The assessee filed an income tax return claiming a refund. The CPC processed the return and made an adjustment under section 143(1) by disallowing employees' contributions towards ESI and EPF, which increased the returned income. The Ld. JCIT(A) confirmed this action, leading the assessee to file an appeal before the ITAT, raising additional legal grounds.

Held

The Tribunal restored the issue of delayed deposit of employees' PF and ESI contributions to the Assessing Officer (AO) for re-examination to ascertain the correct due date of remittance, citing a Coordinate Bench decision.
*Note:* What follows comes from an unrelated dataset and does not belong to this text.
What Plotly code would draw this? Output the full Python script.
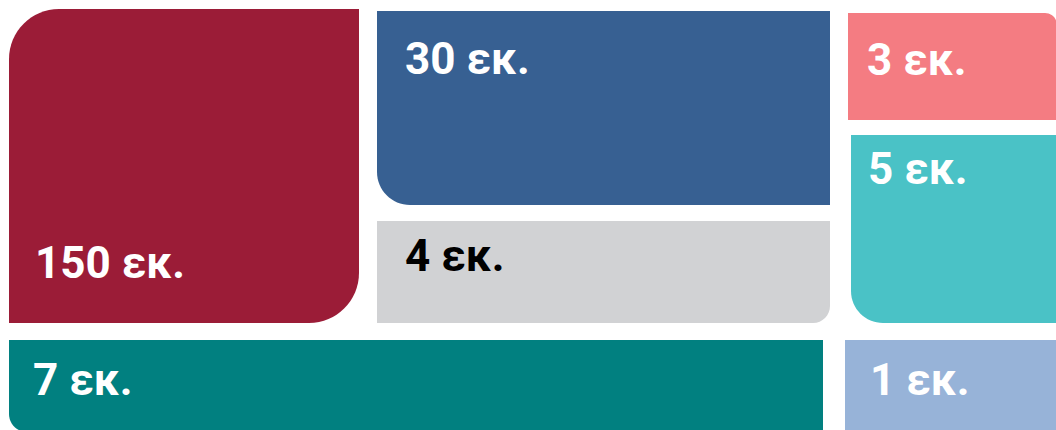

Furthermore, the Tribunal found that the CPC erred in sending the intimation to a wrong email ID and directed the AO to re-examine this issue and issue relevant notices to the correct email ID. The appeal was allowed for statistical purposes.

Key Issues

Whether the disallowance of delayed deposits of employees' PF and ESI contributions under section 143(1) was valid, considering the proper due date of remittance, and whether the intimation issued by CPC was valid when transmitted to an incorrect email ID.

Sections Cited

143(1), 36(1)(va), 2(24)(x), 234C, 234A, 234B, 37, 288, 127(2)(b)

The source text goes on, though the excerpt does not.